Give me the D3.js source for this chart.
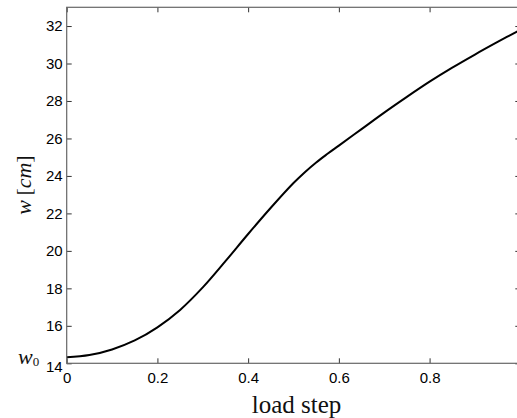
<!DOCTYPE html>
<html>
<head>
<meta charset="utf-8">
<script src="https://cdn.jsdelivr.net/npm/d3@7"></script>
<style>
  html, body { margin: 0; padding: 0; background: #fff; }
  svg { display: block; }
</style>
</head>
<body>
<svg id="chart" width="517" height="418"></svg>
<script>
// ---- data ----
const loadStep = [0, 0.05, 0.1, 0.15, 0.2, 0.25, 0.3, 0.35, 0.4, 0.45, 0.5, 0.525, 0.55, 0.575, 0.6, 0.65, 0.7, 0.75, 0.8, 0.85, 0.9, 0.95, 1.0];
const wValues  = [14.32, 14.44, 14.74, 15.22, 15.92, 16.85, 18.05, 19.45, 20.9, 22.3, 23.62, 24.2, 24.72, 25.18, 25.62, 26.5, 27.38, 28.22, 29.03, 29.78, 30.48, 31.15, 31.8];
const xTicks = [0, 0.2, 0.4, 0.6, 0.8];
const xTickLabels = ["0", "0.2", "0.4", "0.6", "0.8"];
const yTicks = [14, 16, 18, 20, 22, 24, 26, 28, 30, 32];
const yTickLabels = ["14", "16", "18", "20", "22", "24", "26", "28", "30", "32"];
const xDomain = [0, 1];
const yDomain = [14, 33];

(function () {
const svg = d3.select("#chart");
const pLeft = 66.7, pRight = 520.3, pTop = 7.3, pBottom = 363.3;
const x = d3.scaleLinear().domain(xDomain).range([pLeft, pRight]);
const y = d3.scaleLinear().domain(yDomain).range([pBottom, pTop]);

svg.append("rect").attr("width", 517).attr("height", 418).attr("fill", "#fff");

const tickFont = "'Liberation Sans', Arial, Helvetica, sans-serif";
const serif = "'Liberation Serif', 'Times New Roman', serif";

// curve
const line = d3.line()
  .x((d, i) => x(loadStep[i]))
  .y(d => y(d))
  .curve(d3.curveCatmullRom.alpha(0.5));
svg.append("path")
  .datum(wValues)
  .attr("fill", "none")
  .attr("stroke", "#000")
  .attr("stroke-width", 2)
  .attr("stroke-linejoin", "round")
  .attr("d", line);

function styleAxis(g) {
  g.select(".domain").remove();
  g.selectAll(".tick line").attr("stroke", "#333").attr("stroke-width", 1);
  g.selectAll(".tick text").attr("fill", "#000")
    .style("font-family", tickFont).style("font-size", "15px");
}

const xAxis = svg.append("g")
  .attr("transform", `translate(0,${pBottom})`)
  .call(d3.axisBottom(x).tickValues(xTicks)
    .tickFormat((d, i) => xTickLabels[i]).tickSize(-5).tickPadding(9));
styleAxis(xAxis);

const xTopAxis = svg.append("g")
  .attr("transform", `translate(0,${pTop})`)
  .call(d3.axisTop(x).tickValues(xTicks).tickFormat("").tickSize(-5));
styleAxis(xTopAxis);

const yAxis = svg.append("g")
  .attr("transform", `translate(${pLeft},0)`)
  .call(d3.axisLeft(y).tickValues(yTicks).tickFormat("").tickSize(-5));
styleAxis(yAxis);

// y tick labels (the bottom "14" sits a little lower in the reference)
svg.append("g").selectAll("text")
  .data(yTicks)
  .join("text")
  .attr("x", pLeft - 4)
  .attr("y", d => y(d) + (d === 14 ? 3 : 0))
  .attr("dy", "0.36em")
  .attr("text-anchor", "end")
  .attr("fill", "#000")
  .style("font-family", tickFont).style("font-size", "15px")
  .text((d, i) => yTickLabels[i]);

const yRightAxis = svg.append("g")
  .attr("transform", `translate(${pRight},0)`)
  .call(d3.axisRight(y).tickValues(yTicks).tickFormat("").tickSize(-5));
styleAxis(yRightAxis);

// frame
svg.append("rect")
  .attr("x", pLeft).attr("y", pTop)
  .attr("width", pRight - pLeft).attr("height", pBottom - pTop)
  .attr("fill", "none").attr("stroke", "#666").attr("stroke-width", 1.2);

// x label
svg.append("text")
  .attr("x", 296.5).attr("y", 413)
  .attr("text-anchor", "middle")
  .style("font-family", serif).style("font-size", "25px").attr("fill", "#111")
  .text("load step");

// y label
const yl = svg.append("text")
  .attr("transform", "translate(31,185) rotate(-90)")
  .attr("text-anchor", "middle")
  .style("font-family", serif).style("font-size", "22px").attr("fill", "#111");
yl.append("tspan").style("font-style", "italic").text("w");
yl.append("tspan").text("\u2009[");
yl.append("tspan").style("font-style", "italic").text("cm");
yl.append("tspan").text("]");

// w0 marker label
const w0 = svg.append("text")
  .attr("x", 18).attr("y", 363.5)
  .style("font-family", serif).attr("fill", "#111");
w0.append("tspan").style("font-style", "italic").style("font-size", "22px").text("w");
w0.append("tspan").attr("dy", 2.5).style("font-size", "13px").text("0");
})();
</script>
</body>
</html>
● ● ● ● ● ● ●
## WHAT THE TASK ASKS
Transcribe all the lines above exactly, apart from the pictures.

## WRITTEN SOLUTION
Give me the D3.js source for this chart.
<!DOCTYPE html>
<html>
<head>
<meta charset="utf-8">
<script src="https://cdn.jsdelivr.net/npm/d3@7"></script>
<style>
  html, body { margin: 0; padding: 0; background: #fff; }
  svg { display: block; }
</style>
</head>
<body>
<svg id="chart" width="517" height="418"></svg>
<script>
// ---- data ----
const loadStep = [0, 0.05, 0.1, 0.15, 0.2, 0.25, 0.3, 0.35, 0.4, 0.45, 0.5, 0.525, 0.55, 0.575, 0.6, 0.65, 0.7, 0.75, 0.8, 0.85, 0.9, 0.95, 1.0];
const wValues  = [14.32, 14.44, 14.74, 15.22, 15.92, 16.85, 18.05, 19.45, 20.9, 22.3, 23.62, 24.2, 24.72, 25.18, 25.62, 26.5, 27.38, 28.22, 29.03, 29.78, 30.48, 31.15, 31.8];
const xTicks = [0, 0.2, 0.4, 0.6, 0.8];
const xTickLabels = ["0", "0.2", "0.4", "0.6", "0.8"];
const yTicks = [14, 16, 18, 20, 22, 24, 26, 28, 30, 32];
const yTickLabels = ["14", "16", "18", "20", "22", "24", "26", "28", "30", "32"];
const xDomain = [0, 1];
const yDomain = [14, 33];

(function () {
const svg = d3.select("#chart");
const pLeft = 66.7, pRight = 520.3, pTop = 7.3, pBottom = 363.3;
const x = d3.scaleLinear().domain(xDomain).range([pLeft, pRight]);
const y = d3.scaleLinear().domain(yDomain).range([pBottom, pTop]);

svg.append("rect").attr("width", 517).attr("height", 418).attr("fill", "#fff");

const tickFont = "'Liberation Sans', Arial, Helvetica, sans-serif";
const serif = "'Liberation Serif', 'Times New Roman', serif";

// curve
const line = d3.line()
  .x((d, i) => x(loadStep[i]))
  .y(d => y(d))
  .curve(d3.curveCatmullRom.alpha(0.5));
svg.append("path")
  .datum(wValues)
  .attr("fill", "none")
  .attr("stroke", "#000")
  .attr("stroke-width", 2)
  .attr("stroke-linejoin", "round")
  .attr("d", line);

function styleAxis(g) {
  g.select(".domain").remove();
  g.selectAll(".tick line").attr("stroke", "#333").attr("stroke-width", 1);
  g.selectAll(".tick text").attr("fill", "#000")
    .style("font-family", tickFont).style("font-size", "15px");
}

const xAxis = svg.append("g")
  .attr("transform", `translate(0,${pBottom})`)
  .call(d3.axisBottom(x).tickValues(xTicks)
    .tickFormat((d, i) => xTickLabels[i]).tickSize(-5).tickPadding(9));
styleAxis(xAxis);

const xTopAxis = svg.append("g")
  .attr("transform", `translate(0,${pTop})`)
  .call(d3.axisTop(x).tickValues(xTicks).tickFormat("").tickSize(-5));
styleAxis(xTopAxis);

const yAxis = svg.append("g")
  .attr("transform", `translate(${pLeft},0)`)
  .call(d3.axisLeft(y).tickValues(yTicks).tickFormat("").tickSize(-5));
styleAxis(yAxis);

// y tick labels (the bottom "14" sits a little lower in the reference)
svg.append("g").selectAll("text")
  .data(yTicks)
  .join("text")
  .attr("x", pLeft - 4)
  .attr("y", d => y(d) + (d === 14 ? 3 : 0))
  .attr("dy", "0.36em")
  .attr("text-anchor", "end")
  .attr("fill", "#000")
  .style("font-family", tickFont).style("font-size", "15px")
  .text((d, i) => yTickLabels[i]);

const yRightAxis = svg.append("g")
  .attr("transform", `translate(${pRight},0)`)
  .call(d3.axisRight(y).tickValues(yTicks).tickFormat("").tickSize(-5));
styleAxis(yRightAxis);

// frame
svg.append("rect")
  .attr("x", pLeft).attr("y", pTop)
  .attr("width", pRight - pLeft).attr("height", pBottom - pTop)
  .attr("fill", "none").attr("stroke", "#666").attr("stroke-width", 1.2);

// x label
svg.append("text")
  .attr("x", 296.5).attr("y", 413)
  .attr("text-anchor", "middle")
  .style("font-family", serif).style("font-size", "25px").attr("fill", "#111")
  .text("load step");

// y label
const yl = svg.append("text")
  .attr("transform", "translate(31,185) rotate(-90)")
  .attr("text-anchor", "middle")
  .style("font-family", serif).style("font-size", "22px").attr("fill", "#111");
yl.append("tspan").style("font-style", "italic").text("w");
yl.append("tspan").text("\u2009[");
yl.append("tspan").style("font-style", "italic").text("cm");
yl.append("tspan").text("]");

// w0 marker label
const w0 = svg.append("text")
  .attr("x", 18).attr("y", 363.5)
  .style("font-family", serif).attr("fill", "#111");
w0.append("tspan").style("font-style", "italic").style("font-size", "22px").text("w");
w0.append("tspan").attr("dy", 2.5).style("font-size", "13px").text("0");
})();
</script>
</body>
</html>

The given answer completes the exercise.